Taking the Stage

WHEN I WAS AN 8TH GRADER, OUR SCHOOL’S DRAMA TEACHER suggested that I try out for the school play. I signed up and was given a part. My role was to carry a ladder onto the stage, climb to the top, and pretend to change a light bulb. From atop that ladder I was to speak two lines.

WEEKS BEFORE THE PLAY, my imagination began to conjure up disastrous scenarios. I might slip off the ladder or drop it. I pictured myself freezing up, forgetting my two lines, and making a fool out of myself. Day after day, my imagined risk ballooned inside my trembling heart. One afternoon after practice, I told the drama teacher that I wasn’t going to be in the play. With one eyebrow raised, she gave me a quizzical look. After a dreadfully long pause she said it wouldn’t be a problem.

                A few weeks later, I sat in the back row of the darkened auditorium and watched my friends take the stage. The play came off beautifully. Meanwhile, I lamented my timidity. I had squandered the chance to share a lifelong memory with my classmates. Even at thirteen, I was overwhelmed with a deep awareness that my life would either be lived sitting in the back row or playing in the light.

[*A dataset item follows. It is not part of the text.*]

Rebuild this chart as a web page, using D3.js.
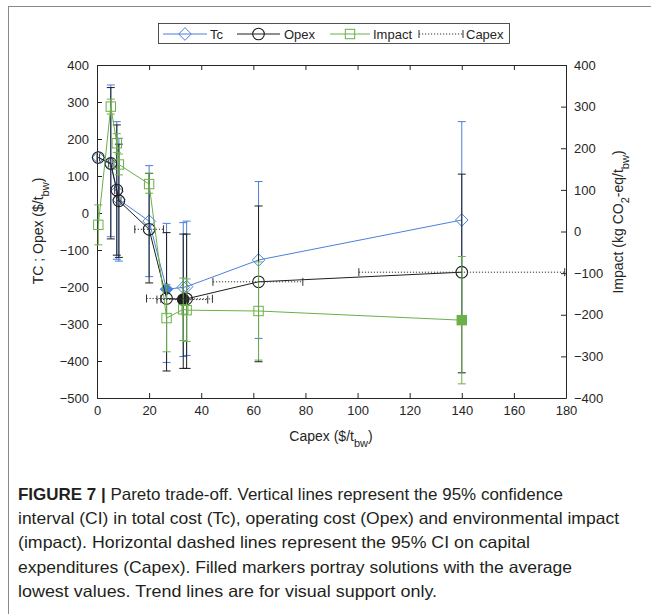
<!DOCTYPE html>
<html>
<head>
<meta charset="utf-8">
<script src="https://cdn.jsdelivr.net/npm/d3@7/dist/d3.min.js"></script>
<style>
  html, body { margin: 0; padding: 0; background: #fff; }
  svg { display: block; }
  text { font-family: "Liberation Sans", Arial, Helvetica, sans-serif; }
</style>
</head>
<body>
<svg id="fig" width="651" height="614"></svg>
<script>
// Pareto solutions, ordered by capital expenditure ($/t_bw)
const capex   = [0.5, 5.3, 7.6, 8.4, 20, 26.7, 33.1, 34.4, 62, 140];
const capexLo = [0, 4.5, 6.8, 7.6, 14.5, 19, 23, 24.5, 44.5, 100.5];
const capexHi = [1, 6.1, 8.4, 9.2, 25.5, 34.4, 42.5, 44.3, 79, 179.5];

// Total cost and its 95% CI ($/t_bw)
const tc   = [150, 132, 58, 36, -22, -206, -201, -199, -127, -19];
const tcLo = [null, -64, -125, -130, -172, -404, -388, -385, -339, -300];
const tcHi = [null, 346, 247, 202, 128, -28, -26, -22, 85, 247];

// Operating cost and its 95% CI ($/t_bw)
const opex   = [150, 134, 62, 33, -44, -231, -234, -232, -186, -160];
const opexLo = [null, -70, -114, -120, -189, -427, -420, -420, -402, -432];
const opexHi = [null, 339, 238, 186, 107, -53, -57, -57, 19, 105];

// Environmental impact and its 95% CI (kg CO2-eq/t_bw)
const impact   = [16, 300, 212, 161, 114, -208, -187, -189, -191, -213];
const impactLo = [-32, 282, 190, 136, 92, -289, -262, -264, -309, -366];
const impactHi = [64, 318, 235, 186, 140, -127, -112, -114, -73, -60];

// Solutions with the lowest average value of each objective
const bestTc = 5, bestOpex = 6, bestImpact = 9;

const xTicks = [0, 20, 40, 60, 80, 100, 120, 140, 160, 180];
const yLeftTicks = [400, 300, 200, 100, 0, -100, -200, -300, -400, -500];
const yRightTicks = [400, 300, 200, 100, 0, -100, -200, -300, -400];

const captionLines = [
  ["FIGURE 7 |", " Pareto trade-off. Vertical lines represent the 95% confidence"],
  ["", "interval (CI) in total cost (Tc), operating cost (Opex) and environmental impact"],
  ["", "(impact). Horizontal dashed lines represent the 95% CI on capital"],
  ["", "expenditures (Capex). Filled markers portray solutions with the average"],
  ["", "lowest values. Trend lines are for visual support only."]
];

const BLUE = "#4a80dc", BLACK = "#1e1e1e", GREEN = "#6bb048", AXIS = "#262626";

const svg = d3.select("#fig");

// outer frame
svg.append("rect").attr("x", 8.5).attr("y", 6.5).attr("width", 700).attr("height", 700)
  .attr("fill", "none").attr("stroke", "#8a8a8a").attr("stroke-width", 1);

const x = d3.scaleLinear().domain([0, 180]).range([97, 566]);
const yL = d3.scaleLinear().domain([-500, 400]).range([398, 65]);
const yR = d3.scaleLinear().domain([-400, 400]).range([398, 65]);

// axes (ticks pointing inward, boxed)
function styleAxis(g) {
  g.selectAll("path").attr("stroke", AXIS);
  g.selectAll("line").attr("stroke", AXIS);
  g.selectAll("text").attr("fill", AXIS).style("font-size", "13px")
    .style("font-family", "'Liberation Sans', Arial, sans-serif");
}
svg.append("g").attr("transform", "translate(0,398)")
  .call(d3.axisBottom(x).tickValues(xTicks).tickSizeInner(-5).tickSizeOuter(0).tickPadding(8))
  .call(styleAxis);
svg.append("g").attr("transform", "translate(0,65)")
  .call(d3.axisTop(x).tickValues(xTicks).tickSizeInner(-5).tickSizeOuter(0).tickFormat(""))
  .call(styleAxis);
svg.append("g").attr("transform", "translate(97,0)")
  .call(d3.axisLeft(yL).tickValues(yLeftTicks).tickSizeInner(-5).tickSizeOuter(0).tickPadding(8))
  .call(styleAxis);
svg.append("g").attr("transform", "translate(566,0)")
  .call(d3.axisRight(yR).tickValues(yRightTicks).tickSizeInner(-5).tickSizeOuter(0).tickPadding(8))
  .call(styleAxis);

// axis titles with subscripts
function title(g, parts) {
  parts.forEach(([t, sub]) => {
    const ts = g.append("tspan").text(t);
    if (sub) ts.attr("baseline-shift", "sub").style("font-size", "11px");
  });
}
const xt = svg.append("text").attr("x", 331).attr("y", 441).attr("text-anchor", "middle")
  .style("font-size", "14px").attr("fill", AXIS);
title(xt, [["Capex ($/t"], ["bw", true], [")"]]);

const ylt = svg.append("text").attr("transform", "translate(43,231) rotate(-90)")
  .attr("text-anchor", "middle").style("font-size", "14px").attr("fill", AXIS);
title(ylt, [["TC ; Opex ($/t"], ["bw", true], [")"]]);

const yrt = svg.append("text").attr("transform", "translate(623,222) rotate(-90)")
  .attr("text-anchor", "middle").style("font-size", "14px").attr("fill", AXIS);
title(yrt, [["Impact (kg CO"], ["2", true], ["-eq/t"], ["bw", true], [")"]]);

// markers
const diamond = (cx, cy, r) => `M${cx},${cy - r}L${cx + r},${cy}L${cx},${cy + r}L${cx - r},${cy}Z`;
function marker(g, type, cx, cy, color, filled) {
  if (type === "diamond") {
    g.append("path").attr("d", diamond(cx, cy, 6.3))
      .attr("fill", filled ? color : "none").attr("stroke", color).attr("stroke-width", 1);
  } else if (type === "circle") {
    g.append("circle").attr("cx", cx).attr("cy", cy).attr("r", 5.8)
      .attr("fill", filled ? color : "none").attr("stroke", color).attr("stroke-width", 1.1);
  } else {
    g.append("rect").attr("x", cx - 4.7).attr("y", cy - 4.7).attr("width", 9.4).attr("height", 9.4)
      .attr("fill", filled ? color : "none").attr("stroke", color).attr("stroke-width", 1);
  }
}

function series(vals, lo, hi, yScale, color, type, best) {
  const g = svg.append("g");
  const pts = capex.map((c, i) => [x(c), yScale(vals[i])]);
  g.append("path").attr("d", d3.line()(pts)).attr("fill", "none")
    .attr("stroke", color).attr("stroke-width", 1);
  capex.forEach((c, i) => {
    if (lo[i] === null) return;
    const cx = x(c), y0 = yScale(lo[i]), y1 = yScale(hi[i]);
    g.append("line").attr("x1", cx).attr("x2", cx).attr("y1", y0).attr("y2", y1)
      .attr("stroke", color).attr("stroke-width", 1);
    [y0, y1].forEach(yy => g.append("line").attr("x1", cx - 4).attr("x2", cx + 4)
      .attr("y1", yy).attr("y2", yy).attr("stroke", color).attr("stroke-width", 1));
  });
  pts.forEach(([px, py], i) => marker(g, type, px, py, color, i === best));
}

series(tc, tcLo, tcHi, yL, BLUE, "diamond", bestTc);
series(opex, opexLo, opexHi, yL, BLACK, "circle", bestOpex);
series(impact, impactLo, impactHi, yR, GREEN, "square", bestImpact);

// capex 95% CI, drawn at the Opex level of each solution
const cg = svg.append("g");
capex.forEach((c, i) => {
  const py = yL(opex[i]), a = x(capexLo[i]), b = x(capexHi[i]);
  cg.append("line").attr("x1", a).attr("x2", b).attr("y1", py).attr("y2", py)
    .attr("stroke", "#333").attr("stroke-width", 1).attr("stroke-dasharray", "1.2,1.8");
  [a, b].forEach(xx => cg.append("line").attr("x1", xx).attr("x2", xx)
    .attr("y1", py - 4).attr("y2", py + 4).attr("stroke", "#333").attr("stroke-width", 1));
});

// legend
const lg = svg.append("g");
lg.append("rect").attr("x", 158.5).attr("y", 23.5).attr("width", 351).attr("height", 20)
  .attr("fill", "#fff").attr("stroke", AXIS).attr("stroke-width", 0.8);
const ly = 34;
const legendItems = [
  { name: "Tc", color: BLUE, type: "diamond", x0: 163, x1: 207, tx: 210 },
  { name: "Opex", color: BLACK, type: "circle", x0: 237, x1: 280, tx: 284 },
  { name: "Impact", color: GREEN, type: "square", x0: 330, x1: 370, tx: 373 }
];
legendItems.forEach(d => {
  lg.append("line").attr("x1", d.x0).attr("x2", d.x1).attr("y1", ly).attr("y2", ly)
    .attr("stroke", d.color).attr("stroke-width", 1);
  marker(lg, d.type, (d.x0 + d.x1) / 2, ly, d.color, false);
  lg.append("text").attr("x", d.tx).attr("y", ly + 5).text(d.name)
    .style("font-size", "13px").attr("fill", AXIS);
});
lg.append("line").attr("x1", 419).attr("x2", 463).attr("y1", ly).attr("y2", ly)
  .attr("stroke", "#333").attr("stroke-dasharray", "1.2,1.8");
[419, 463].forEach(xx => lg.append("line").attr("x1", xx).attr("x2", xx)
  .attr("y1", ly - 4).attr("y2", ly + 4).attr("stroke", "#333"));
lg.append("text").attr("x", 466).attr("y", ly + 5).text("Capex")
  .style("font-size", "13px").attr("fill", AXIS);

// caption, set in a condensed measure
const lineWidths = [545, 601, 512, 554, 419];
captionLines.forEach((parts, i) => {
  const t = svg.append("text").attr("x", 18).attr("y", 500 + i * 24.2)
    .attr("textLength", lineWidths[i]).attr("lengthAdjust", "spacingAndGlyphs")
    .style("font-size", "16.5px").attr("fill", "#231f20")
    .style("font-family", "'Liberation Sans Narrow', 'Liberation Sans', Arial, sans-serif");
  if (parts[0]) t.append("tspan").style("font-weight", "bold").text(parts[0]);
  t.append("tspan").text(parts[1]);
});
</script>
</body>
</html>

                 In Act II of Shakespeare’s As You Like It, we find the well known line: “All the world’s a stage, and all the men and women merely players.” In one respect, aren’t we all players called into the world? God is our Stage Builder, Set Designer, and Playwright, but he doesn’t give us a chance to review the script ahead of time. Instead, he simply invites each of us to rise up, and advance into the stories he is writing. In our drama, we are not given a chance to memorize or rehearse our lines. We aren’t told who else might appear with us on the stage. Even now, the play has already begun, yet we don’t know when the curtain will close. Nor can we see the cloud of witnesses observing us from the beyond the glare of the stage lights. He assures us that we don’t need to be afraid because he is with us always. In the midst of the story we are simply asked to trust him. Every scene abounds with possibilities. God is there to strengthen us, to guide us through each moment. Our drama is peppered with mysteries, paralyzing dilemmas, antagonistic players, and seemingly irresolvable problems.

                When feeling the pressure, some retreat into a vicarious or cynical existence. A few might even throw up their hands in frustration or melt down with anger. Others, however, respond with faith. These people reject the temptation to shrink back. Instead, they trust that there are no accidents or coincidences. God places them in specific moments and circumstances, giving them a chance to rise into his stories. Yet so many of us have intentionally sidelined ourselves from the stories God is calling us into. What is the Spirit of God saying to you right now? How are you responding to the stage he has created for you? Will you shrink away from that stage or take a step of faith into the light?